Los privilegios negros erosionan el sistema judicial. Si un negro mata a un blanco, aun frente a testigos, es cada vez más difícil obtener una condena. Algunos jurados negros no votan contra un compañero de raza si ha asesinado a un blanco, al margen del peso de la prueba. Y, desde el caso de los tres policías de Los Angeles, la amenaza tácita de un alzamiento negro pende sobre los juicios controvertidos. Es sumamente improbable que se haga justicia en el caso de O. J. Simpson porque California no quiere otro levantamiento multimillonario de saqueadores negros. Es probable que Simpson salga libre. Los tabúes raciales están infligiendo tanto daño a la sociedad estadounidense que sus costosos tribunales no puedan producir un veredicto más justo que la ley del linchamiento del viejo Sur.

Creo, sin embargo, que puede sobrevenir un cambio. La publicación de The Bell Curve de Charles Murray indica un punto de inflexión. El libro no trata específicamente de asuntos raciales, pero comenta ciertos temas prohibidos, tales como la puntuación relativa de diferentes razas en tests de inteligencia y, sobre todo, el mal rendimiento de los negros. Por este motivo, se realizaron varios intentos para neutralizar el libro. El Manhattan Institute despidió a Murray, y sólo el coraje del American Enterprise Institute de Washington D. C. permitió que el libro se publicara. Fue objeto de salvajes y reiterados ataques en periódicos del establishment como el New York Times (su Book Review fue una valiente excepción, pues publicó una nota imparcial).

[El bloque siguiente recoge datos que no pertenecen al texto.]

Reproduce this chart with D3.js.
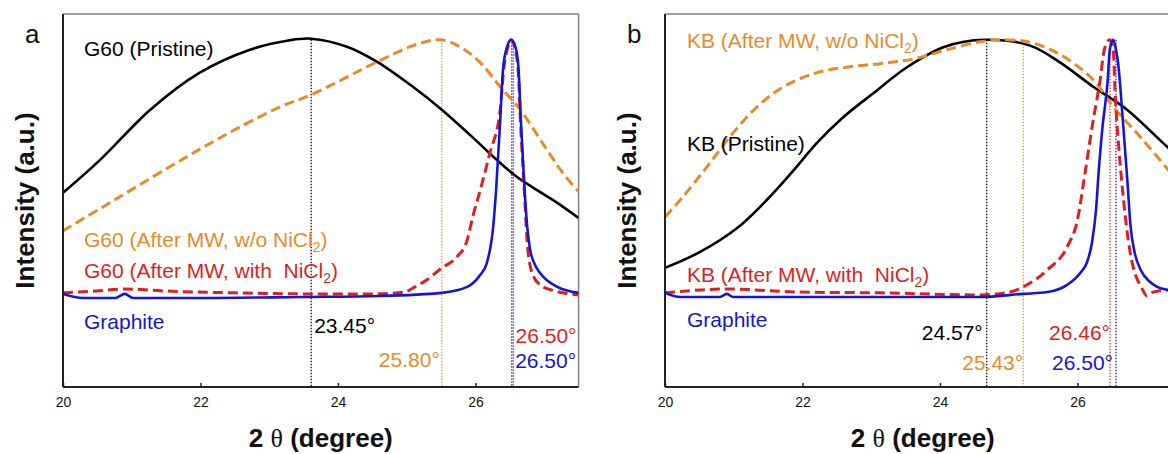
<!DOCTYPE html>
<html>
<head>
<meta charset="utf-8">
<script src="https://cdn.jsdelivr.net/npm/d3@7"></script>
<style>
body{margin:0;background:#fff}
svg{display:block}
text{font-family:"Liberation Sans",Arial,sans-serif}
</style>
</head>
<body>
<svg id="chart" width="1168" height="454"></svg>
<script>
// x ticks (2 theta, degree)
const xTicks = [20, 22, 24, 26]

// panel a: G60 samples, normalised intensity vs 2 theta
const g60Pristine = [[20,0.405],[20.54,0.533],[21.27,0.728],[21.99,0.872],[22.72,0.961],[23.3,0.998],[23.61,1.004],[24.13,0.973],[24.57,0.914],[25.09,0.817],[25.51,0.728],[25.92,0.63],[26.31,0.533],[26.6,0.467],[26.89,0.416],[27.19,0.366],[27.5,0.307]]
const g60MW = [[20,0.257],[20.73,0.374],[21.8,0.545],[22.47,0.646],[23.16,0.739],[23.61,0.786],[24.57,0.914],[25.09,0.977],[25.48,1.0],[25.77,0.973],[26.07,0.911],[26.36,0.817],[26.65,0.728],[27.04,0.572],[27.27,0.482],[27.5,0.409]]
const g60MWNi = [[20,0.016],[20.49,0.023],[20.9,0.031],[21.5,0.023],[22.5,0.016],[23.49,0.012],[24.49,0.012],[24.97,0.019],[25.09,0.035],[25.29,0.066],[25.51,0.113],[25.73,0.156],[25.88,0.222],[25.96,0.311],[26.07,0.416],[26.21,0.56],[26.36,0.728],[26.41,0.883],[26.47,0.969],[26.52,1.0],[26.57,0.969],[26.62,0.883],[26.66,0.65],[26.71,0.416],[26.75,0.222],[26.81,0.105],[26.94,0.047],[27.16,0.023],[27.5,0.008]]
const graphiteA = [[20,0.012],[20.29,-0.004],[20.76,-0.004],[20.9,0.012],[21.02,-0.004],[21.99,-0.004],[23.45,0.0],[24.61,0.004],[25.51,0.016],[25.88,0.039],[26.07,0.086],[26.16,0.128],[26.21,0.183],[26.25,0.253],[26.3,0.416],[26.36,0.689],[26.4,0.883],[26.46,0.973],[26.52,1.0],[26.57,0.981],[26.62,0.911],[26.66,0.689],[26.71,0.436],[26.75,0.28],[26.79,0.191],[26.86,0.128],[26.94,0.093],[27.19,0.039],[27.5,0.016]]
const peakPosA = [23.61, 25.51, 26.525, 26.548]
const peakTopA = [1.0, 1.0, 0.99, 0.99]
const peakTextA = ['23.45°', '25.80°', '26.50°', '26.50°']

// panel b: KB samples
const kbPristine = [[20,0.113],[20.51,0.175],[21.05,0.268],[21.48,0.377],[21.85,0.486],[22.21,0.599],[22.58,0.696],[23.02,0.79],[23.53,0.895],[24.07,0.973],[24.65,1.0],[25.31,0.977],[25.75,0.911],[26.23,0.817],[26.72,0.728],[27.32,0.58],[27.5,0.541]]
const kbMW = [[20,0.311],[20.26,0.389],[20.61,0.506],[20.99,0.638],[21.34,0.739],[21.72,0.817],[22.21,0.872],[22.69,0.895],[23.13,0.907],[23.61,0.925],[24.1,0.961],[24.58,0.992],[24.87,1.0],[25.31,0.99],[25.75,0.942],[26.23,0.844],[26.52,0.739],[26.95,0.611],[27.32,0.494],[27.5,0.436]]
const kbMWNi = [[20,0.016],[20.51,0.027],[20.9,0.031],[21.96,0.019],[23.13,0.016],[24.58,0.008],[25.02,0.019],[25.21,0.039],[25.56,0.105],[25.85,0.195],[26.0,0.3],[26.11,0.482],[26.23,0.689],[26.33,0.844],[26.39,0.961],[26.47,1.0],[26.52,0.961],[26.55,0.778],[26.6,0.584],[26.67,0.377],[26.76,0.183],[26.95,0.027],[27.01,0.004],[27.1,0.019],[27.32,0.027],[27.5,0.027]]
const graphiteB = [[20,0.016],[20.22,0.0],[20.8,0.0],[20.9,0.012],[20.99,0.0],[22.69,0.0],[24.58,0.0],[25.21,0.012],[25.56,0.019],[25.85,0.047],[26.04,0.093],[26.14,0.136],[26.21,0.21],[26.27,0.339],[26.31,0.494],[26.36,0.65],[26.44,0.844],[26.47,0.961],[26.52,1.0],[26.56,0.961],[26.59,0.911],[26.67,0.65],[26.73,0.436],[26.77,0.28],[26.83,0.175],[26.92,0.105],[27.04,0.062],[27.16,0.039],[27.32,0.027],[27.5,0.019]]
const peakPosB = [24.68, 25.21, 26.473, 26.56]
const peakTopB = [1.0, 0.973, 1.0, 1.0]
const peakTextB = ['24.57°', '25.43°', '26.46°', '26.50°']

const colBlack = '#000000'
const colOrange = '#e98a2a'
const colRed = '#e01e1e'
const colBlue = '#1414dc'

const svg = d3.select('#chart')
const plotTop = 14, plotBottom = 387, plotWidth = 515.6

function drawPanel(id, left, letter, series, peakPos, peakTop, peakText, labels, peakLabelPos){
    const x = d3.scaleLinear().domain([20, 27.5]).range([left, left + plotWidth])
    const y = d3.scaleLinear().domain([-0.35, 1.1]).range([plotBottom, plotTop])
    const g = svg.append('g')

    g.append('clipPath').attr('id', 'clip' + id)
        .append('rect')
        .attr('x', left).attr('y', plotTop)
        .attr('width', plotWidth).attr('height', plotBottom - plotTop)

    // frame: top/right grey, left/bottom dark
    g.append('line').attr('x1', left).attr('y1', plotTop).attr('x2', left + plotWidth).attr('y2', plotTop)
        .attr('stroke', '#808080').attr('stroke-width', 1.5)
    g.append('line').attr('x1', left + plotWidth).attr('y1', plotTop).attr('x2', left + plotWidth).attr('y2', plotBottom)
        .attr('stroke', '#808080').attr('stroke-width', 1.5)

    // dotted peak markers
    const dotCols = [colBlack, colOrange, colRed, colBlue]
    for(let i = 0; i < peakPos.length; i++){
        g.append('line')
            .attr('x1', x(peakPos[i])).attr('x2', x(peakPos[i]))
            .attr('y1', y(peakTop[i])).attr('y2', plotBottom)
            .attr('stroke', dotCols[i])
            .attr('stroke-width', 1.2)
            .attr('stroke-dasharray', '1.5,1.5')
    }

    // broad humps get a smooth spline, sharp peaks keep monotone so baselines don't ring
    const smooth = d3.line().x(d => x(d[0])).y(d => y(d[1])).curve(d3.curveCatmullRom.alpha(0.5))
    const sharp = d3.line().x(d => x(d[0])).y(d => y(d[1])).curve(d3.curveMonotoneX)
    const plot = g.append('g').attr('clip-path', `url(#clip${id})`)
    series.forEach(s => {
        plot.append('path')
            .attr('d', s.broad ? smooth(s.data) : sharp(s.data))
            .attr('fill', 'none')
            .attr('stroke', s.color)
            .attr('stroke-width', s.dash ? 3 : 2.6)
            .attr('stroke-dasharray', s.dash ? '10,5' : null)
            .attr('stroke-linejoin', 'round')
    })

    g.append('line').attr('x1', left).attr('y1', plotTop).attr('x2', left).attr('y2', plotBottom)
        .attr('stroke', '#222').attr('stroke-width', 2)
    g.append('line').attr('x1', left).attr('y1', plotBottom).attr('x2', left + plotWidth).attr('y2', plotBottom)
        .attr('stroke', '#222').attr('stroke-width', 2)

    const axis = g.append('g')
        .attr('transform', `translate(0,${plotBottom})`)
        .call(d3.axisBottom(x).tickValues(xTicks).tickSize(-4).tickPadding(10).tickFormat(d3.format('d')))
    axis.select('.domain').remove()
    axis.selectAll('.tick line').attr('stroke', '#222').attr('stroke-width', 1.5)
    axis.selectAll('text').attr('font-size', 14).attr('fill', '#111')
        .attr('font-family', '"Liberation Sans",Arial,sans-serif')

    // series labels
    labels.forEach(l => {
        const t = g.append('text')
            .attr('x', l.x).attr('y', l.y)
            .attr('fill', l.color).attr('font-size', 21)
            .style('white-space', 'pre')
        if(l.sub){
            t.append('tspan').text(l.text)
            t.append('tspan').attr('font-size', 14).attr('dy', 5).text('2')
            t.append('tspan').attr('dy', -5).text(')')
        }else{
            t.text(l.text)
        }
    })

    // peak value labels
    for(let i = 0; i < peakText.length; i++){
        const p = peakLabelPos[i]
        g.append('text')
            .attr('x', x(peakPos[i]) + p.dx).attr('y', p.y)
            .attr('text-anchor', p.anchor)
            .attr('fill', dotCols[i]).attr('font-size', 21)
            .text(peakText[i])
    }

    g.append('text').attr('x', left - 38).attr('y', 43)
        .attr('font-size', 26).attr('fill', '#111').text(letter)

    g.append('text')
        .attr('transform', `translate(${left - 29},${(plotTop + plotBottom) / 2}) rotate(-90)`)
        .attr('text-anchor', 'middle')
        .attr('font-size', 26).attr('font-weight', 'bold').attr('fill', '#111')
        .text('Intensity (a.u.)')

    const xt = g.append('text')
        .attr('x', left + plotWidth / 2).attr('y', 447)
        .attr('text-anchor', 'middle')
        .attr('font-size', 26).attr('font-weight', 'bold').attr('fill', '#111')
    xt.append('tspan').text('2 ')
    xt.append('tspan').attr('font-weight', 'normal').attr('font-family', '"Liberation Serif",serif').text('θ')
    xt.append('tspan').text(' (degree)')
}

drawPanel('a', 63, 'a',
    [{data: g60Pristine, color: colBlack, dash: false, broad: true},
     {data: g60MW, color: colOrange, dash: true, broad: true},
     {data: g60MWNi, color: colRed, dash: true},
     {data: graphiteA, color: colBlue, dash: false}],
    peakPosA, peakTopA, peakTextA,
    [{x: 84, y: 56, text: 'G60 (Pristine)', color: colBlack},
     {x: 84, y: 247, text: 'G60 (After MW, w/o NiCl', color: colOrange, sub: true},
     {x: 84, y: 278, text: 'G60 (After MW, with  NiCl', color: colRed, sub: true},
     {x: 84, y: 329, text: 'Graphite', color: colBlue}],
    [{dx: 3, y: 333, anchor: 'start'},
     {dx: -2, y: 367, anchor: 'end'},
     {dx: 4, y: 343, anchor: 'start'},
     {dx: 2, y: 368, anchor: 'start'}])

drawPanel('b', 665, 'b',
    [{data: kbPristine, color: colBlack, dash: false, broad: true},
     {data: kbMW, color: colOrange, dash: true, broad: true},
     {data: kbMWNi, color: colRed, dash: true},
     {data: graphiteB, color: colBlue, dash: false}],
    peakPosB, peakTopB, peakTextB,
    [{x: 687, y: 48, text: 'KB (After MW, w/o NiCl', color: colOrange, sub: true},
     {x: 687, y: 151, text: 'KB (Pristine)', color: colBlack},
     {x: 687, y: 282, text: 'KB (After MW, with  NiCl', color: colRed, sub: true},
     {x: 687, y: 327, text: 'Graphite', color: colBlue}],
    [{dx: -4, y: 340, anchor: 'end'},
     {dx: 0, y: 370, anchor: 'end'},
     {dx: 0, y: 340, anchor: 'end'},
     {dx: -3, y: 370, anchor: 'end'}])
</script>
</body>
</html>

Los ataques contra Murray, personales y mendaces, procuran retirarlo del mercado laboral.

No obstante, el debate ha comenzado y continuará. Por primera vez en más de una generación Estados Unidos tiene la oportunidad de volver a aprender a hablar sobre los temas raciales de forma abierta y sensata. El cambio será bienvenido. Bajo el régimen de la ausencia de debate, los blancos comunes están albergando resentimientos contra los negros que con el tiempo cobrarían una fuerza abrumadora. Si se enfurecen más de la cuenta, los americanos son capaces de pensar lo impensable y votar lo imposible. Aquí hay obvias lecciones, también para Gran Bretaña.